江戸時代には筑後米として名を馳せた米はもちろん、有名な八女茶や果物や電照菊などが有名だ。
馬渡石材産業 福島氏
八女石灯篭を作られている職人、福島氏に話を聞いた。福島氏は1969年1月23日に八女市で生まれた。小さい頃は先述した星野川で毎日遊んでいたそうだ。夏は学校から帰ってくるか、帰ってくる途中で川に毎日飛び込んでいたそうだ。その頃は本当に真っ黒に日焼けしていたと屈託のない笑顔で楽しそうに話してくれた。また、川ではアユ コイ、フナ、ナマズなども釣れ、食卓には毎日魚が並んでいた。ただ、子供の頃は魚ばかりではなく、肉が食べたかったらしい。また、八女ではギュウギュウという魚がいるらしい。後ほど調べてみたら、ゴンズイの事を一部の地域ではギュウギュウと呼ぶそうだ。

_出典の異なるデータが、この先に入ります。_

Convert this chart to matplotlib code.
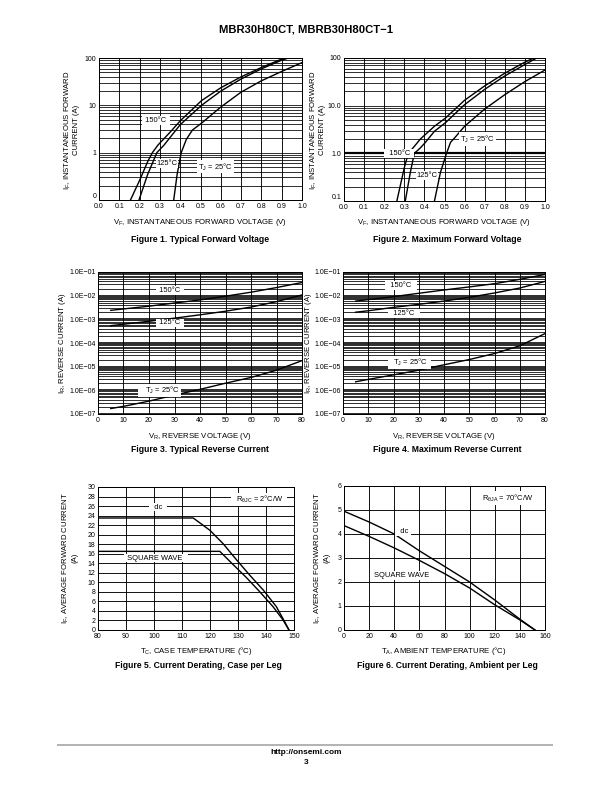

馬渡石材産業は明治29年創業に創業され、三代目から今の場所で事業を行なっている。福島氏が生まれ育ったのも今の場所で、小さい頃から目の前には星野川があり、作業場には大きな石灯篭があったそうだ。19歳の時に1年間事業を手伝うも20から24歳の時には、福岡県から遠く離れた茨城県の滋野家に修行に行く。そして、ここで福島氏が修行をしたのが仏像に関してだ。ただ石灯篭を作るだけではなく、仏像などの表情や体を彫れるようになるために、茨城まで行った。ちなみに茨城までは車で17時間かけ東京まで行き、翌日に東京から茨城までというかなり過酷な道のりだが、本人は楽しく行けたと語っている。

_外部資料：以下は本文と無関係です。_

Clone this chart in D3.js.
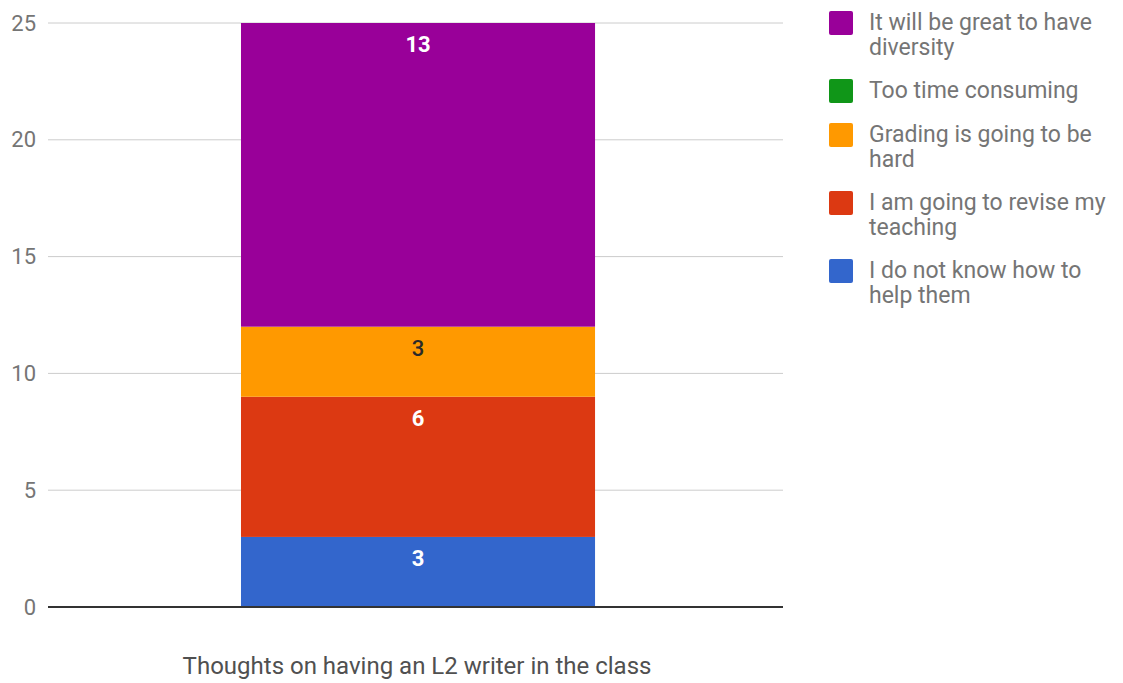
<!DOCTYPE html>
<html><head><meta charset="utf-8">
<script src="https://cdn.jsdelivr.net/npm/d3@7"></script>
<style>body{margin:0;background:#fff;font-family:Roboto,"Noto Sans",sans-serif}</style>
</head><body><svg id="c" width="1123" height="683"></svg>
<script>
const categories = ["Thoughts on having an L2 writer in the class"];
const seriesNames = ["I do not know how to help them","I am going to revise my teaching","Grading is going to be hard","Too time consuming","It will be great to have diversity"];
const seriesValues = [[3],[6],[3],[0],[13]];
const seriesColors = ["#3366cc","#dc3912","#ff9900","#109618","#990099"];
const labelColors = ["#ffffff","#ffffff","#2a2a2a","#ffffff","#ffffff"];
const yTicks = [0,5,10,15,20,25];
const legendLines = [["It will be great to have","diversity"],["Too time consuming"],["Grading is going to be","hard"],["I am going to revise my","teaching"],["I do not know how to","help them"]];

(function(){
const svg = d3.select("#c");
const mLeft = 48, mRight = 783, mTop = 23, mBottom = 607;
const y = d3.scaleLinear().domain([0,25]).range([mBottom, mTop]);
const x = d3.scaleBand().domain(categories).range([mLeft, mRight]).paddingInner(0.5).paddingOuter(0.269).align(0.5066);

svg.append("g").selectAll("line").data(yTicks.filter(d=>d>0)).join("line")
  .attr("x1", mLeft).attr("x2", mRight).attr("y1", d=>y(d)).attr("y2", d=>y(d))
  .attr("stroke", "#cccccc").attr("stroke-width", 1);

const yAxis = d3.axisLeft(y).tickValues(yTicks).tickSize(0).tickPadding(0);
const ga = svg.append("g").attr("transform", `translate(36,0)`).call(yAxis);
ga.select(".domain").remove();
ga.selectAll("text").attr("font-family","Roboto").attr("font-size",22).attr("fill","#757575");

const data = categories.map((c,i)=>{const o={cat:c}; seriesNames.forEach((s,j)=>o[s]=seriesValues[j][i]); return o;});
const stack = d3.stack().keys(seriesNames)(data);
stack.forEach((layer,j)=>{
  layer.forEach(d=>{
    if (d[1]-d[0] <= 0) return;
    const bx = x(d.data.cat), bw = x.bandwidth();
    svg.append("rect").attr("x", bx).attr("y", y(d[1])).attr("width", bw).attr("height", y(d[0])-y(d[1]))
      .attr("fill", seriesColors[j]);
    svg.append("text").attr("x", bx+bw/2).attr("y", y(d[1])+29).attr("text-anchor","middle")
      .attr("font-family","Roboto").attr("font-weight", j===2?"500":"bold").attr("font-size",22)
      .attr("fill", labelColors[j]).text(d[1]-d[0]);
  });
});

svg.append("line").attr("x1", mLeft).attr("x2", mRight).attr("y1", y(0)).attr("y2", y(0))
  .attr("stroke","#333333").attr("stroke-width",2);

const xAxis = d3.axisBottom(x).tickSize(0).tickPadding(0);
const gx = svg.append("g").attr("transform", `translate(-1,674)`).call(xAxis);
gx.select(".domain").remove();
gx.selectAll("text").attr("font-family","Roboto").attr("font-size",24).attr("fill","#505050").attr("dy","0").attr("y",0);

const legendY = [23, 91, 135, 203, 271];
const legendIdx = [4,3,2,1,0];
legendIdx.forEach((si,k)=>{
  const g = svg.append("g").attr("transform", `translate(829,${legendY[k]})`);
  g.append("rect").attr("x",0).attr("y",-12).attr("width",24).attr("height",24).attr("rx",2).attr("fill", seriesColors[si]);
  const t = g.append("text").attr("x",40).attr("y",7).attr("font-family","Roboto").attr("font-size",23).attr("fill","#757575");
  legendLines[k].forEach((ln,i)=>t.append("tspan").attr("x",40).attr("dy", i===0?0:25).text(ln));
});
})();
</script></body></html>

なお、修行は4年間という約束だったそうで、3年間修行をし1年間は奉公の期間。この濃密な4年間で仏像を彫る技術を習得し、24歳で八女に帰ってきた。
ちなみに福島氏が修行の場所を茨城に求めたのには理由がある。八女で使われている石は凝灰岩か安山岩で軟らかいのが特徴だが、茨城で使われている石は花崗岩で硬い。あえて地元で採取される石とは違う石が使われている場所に修行に行ったのだ。
福島氏の悩み
そんな福島氏に仕事での悩みを聞いたところ、福島氏ならではの悩みを教えてくれた。仕事をしていて困るのは、自分が彫っている仏像の顔にいつまで経っても納得できないことらしい。仏像の顔は、一つ彫り進めると違う顔になる、さらに一つ彫り進めるとまた違う表情になる、この繰り返しだ。ふたつとして同じ表情は存在しないし、彫ってしまったら修復することもできない。つまり一彫り一彫りが真剣勝負なのだ。そして、いつまで経っても納得できる表情が彫れない自分自身に腹が立つそうだ。顔の表情も然り、体のラインもとにかくこだわって彫るからこその悩みだろう。

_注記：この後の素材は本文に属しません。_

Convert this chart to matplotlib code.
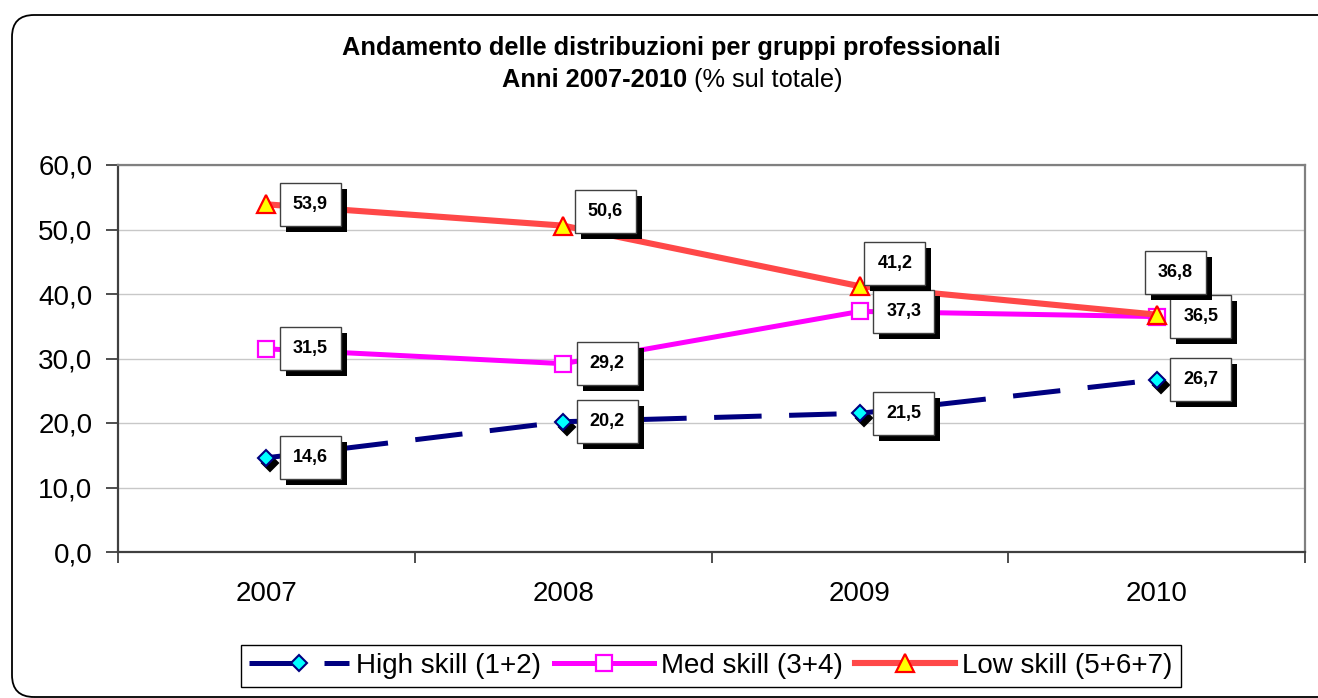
import matplotlib
matplotlib.use('Agg')
import matplotlib.pyplot as plt
import matplotlib.patheffects as pe
from matplotlib.patches import FancyBboxPatch
from matplotlib.transforms import IdentityTransform, ScaledTranslation

plt.rcParams['font.family'] = ['Liberation Sans', 'DejaVu Sans']

# ---- data ----
years = ['2007', '2008', '2009', '2010']
high_skill = [14.6, 20.2, 21.5, 26.7]
med_skill = [31.5, 29.2, 37.3, 36.5]
low_skill = [53.9, 50.6, 41.2, 36.8]
series_names = ['High skill (1+2)', 'Med skill (3+4)', 'Low skill (5+6+7)']
y_ticks = [0, 10, 20, 30, 40, 50, 60]
title_line1 = 'Andamento delle distribuzioni per gruppi professionali'
title_line2_bold = 'Anni 2007-2010'
title_line2_normal = ' (% sul totale)'


def fmt(v):
    return f'{v:.1f}'.replace('.', ',')


W, H = 1318, 698
fig = plt.figure(figsize=(W / 100, H / 100), dpi=100)
fig.patch.set_facecolor('white')

ax = fig.add_axes([118 / W, 1 - 552 / H, (1305 - 118) / W, (552 - 165) / H])
xs = list(range(len(years)))
ax.set_xlim(-0.5, len(years) - 0.5)
ax.set_ylim(0, 60)

# lines
l_high, = ax.plot(xs, high_skill, color='#000080', lw=3.6, dashes=(9.5, 5.5),
                  marker='D', ms=8.5, mfc='#00FFFF', mec='#000080', mew=1.5,
                  zorder=3, label=series_names[0])
# diamond shadows
shadow_tr = ax.transData + ScaledTranslation(4 / 100, -5 / 100, fig.dpi_scale_trans)
ax.plot(xs, high_skill, ls='none', marker='D', ms=8.5, mfc='black', mec='black',
        mew=1.5, transform=shadow_tr, zorder=2.9)
l_med, = ax.plot(xs, med_skill, color='#FF00FF', lw=3.6, marker='s', ms=11,
                 mfc='white', mec='#FF00FF', mew=1.6, zorder=3.1, label=series_names[1])
l_low, = ax.plot(xs, low_skill, color='#FF4848', lw=4.4, marker='^', ms=13.5,
                 mfc='#FFFF00', mec='#FF0000', mew=1.6, zorder=3.2, label=series_names[2])

# data labels (offsets in pixels, styling only)
default_off = (44, 0)
special_off = {(2, 1): (42, 14), (2, 2): (35, 23), (2, 3): (19, 42)}
for si, vals in enumerate([high_skill, med_skill, low_skill]):
    for i, v in enumerate(vals):
        dx, dy = special_off.get((si, i), default_off)
        ann = ax.annotate(fmt(v), (xs[i], v), xytext=(dx, dy), textcoords='offset pixels',
                          ha='center', va='center', fontsize=13, fontweight='bold',
                          color='black',
                          bbox=dict(boxstyle='square,pad=0.72', fc='white', ec='#404040', lw=1),
                          zorder=6)
        ann.get_bbox_patch().set_path_effects([
            pe.SimplePatchShadow(offset=(4.3, -4.3), shadow_rgbFace='black', alpha=1.0),
            pe.Normal()])

# axes styling
ax.set_yticks(y_ticks, [fmt(v) for v in y_ticks])
ax.tick_params(axis='y', direction='out', length=9, width=1.3, color='#404040',
               pad=9.5, labelsize=20)
ax.set_xticks(xs, years)
ax.set_xticks([i - 0.5 for i in range(len(years) + 1)], minor=True)
ax.tick_params(axis='x', which='major', length=0, pad=21, labelsize=20)
ax.tick_params(axis='x', which='minor', direction='out', length=8, width=1.3, color='#404040')
ax.yaxis.grid(True, color='#C8C8C8', lw=1)
ax.set_axisbelow(True)
for s in ['left', 'bottom']:
    ax.spines[s].set_color('#404040')
    ax.spines[s].set_linewidth(1.6)
for s in ['top', 'right']:
    ax.spines[s].set_color('#808080')
    ax.spines[s].set_linewidth(1.6)

# legend
leg = fig.legend([l_high, l_med, l_low], series_names, loc='center',
                 bbox_to_anchor=(711 / W, 1 - 666 / H), ncol=3, fontsize=20,
                 frameon=True, fancybox=False, edgecolor='black', framealpha=1,
                 handlelength=3.6, handletextpad=0.25, columnspacing=0.45,
                 borderpad=0.3, borderaxespad=0.3)
leg.get_frame().set_linewidth(1.0)

# title
fig.text(671 / W, 1 - 48 / H, title_line1, ha='center', va='center',
         fontsize=18.3, fontweight='bold')
t1 = fig.text(0, 1 - 80 / H, title_line2_bold, ha='left', va='center',
              fontsize=18.3, fontweight='bold')
t2 = fig.text(0, 1 - 80 / H, title_line2_normal, ha='left', va='center',
              fontsize=18.3)
fig.canvas.draw()
w1 = t1.get_window_extent().width
w2 = t2.get_window_extent().width
start = 672 - (w1 + w2) / 2
t1.set_x(start / W)
t2.set_x((start + w1) / W)

# outer rounded border
border = FancyBboxPatch((12, 1), 1330, 682, boxstyle='round,pad=0,rounding_size=22',
                        transform=IdentityTransform(), fill=False, ec='black', lw=1.3)
fig.add_artist(border)

fig.savefig('out.png', dpi=100)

何度彫り進めても納得しない時には、一度その場を離れることもあるらしい。中には翌日まで離れることもあるとか。そして再び作業場に戻ると、顔の表情が変わっている時があるそうだ。そして気持ちを落ち着かせて作業を開始し、ある程度納得した時が嬉しい瞬間だと教えてくれた。
今後の八女石灯篭
最近では、大都市ではマンションやアパートが多く、庭園がある一軒家は少なくなってきた。それに比例して石灯篭の需要も減ってきているという。昔は大きい石灯篭の注文も多かったそうだが、今はほとんどないとの事。そして、石灯篭や一度庭園などに置いたら一生壊れずに残るものだ。だからこそ、とても丁寧に気持ちを込めて作っていると語ってくれた。
少なくなってきている日本の庭園だが、そこに石灯篭があるだけで趣あるし、庭園の景色に奥行きが出てくる。日本に古くからある石灯篭をこれからも伝承していきたい。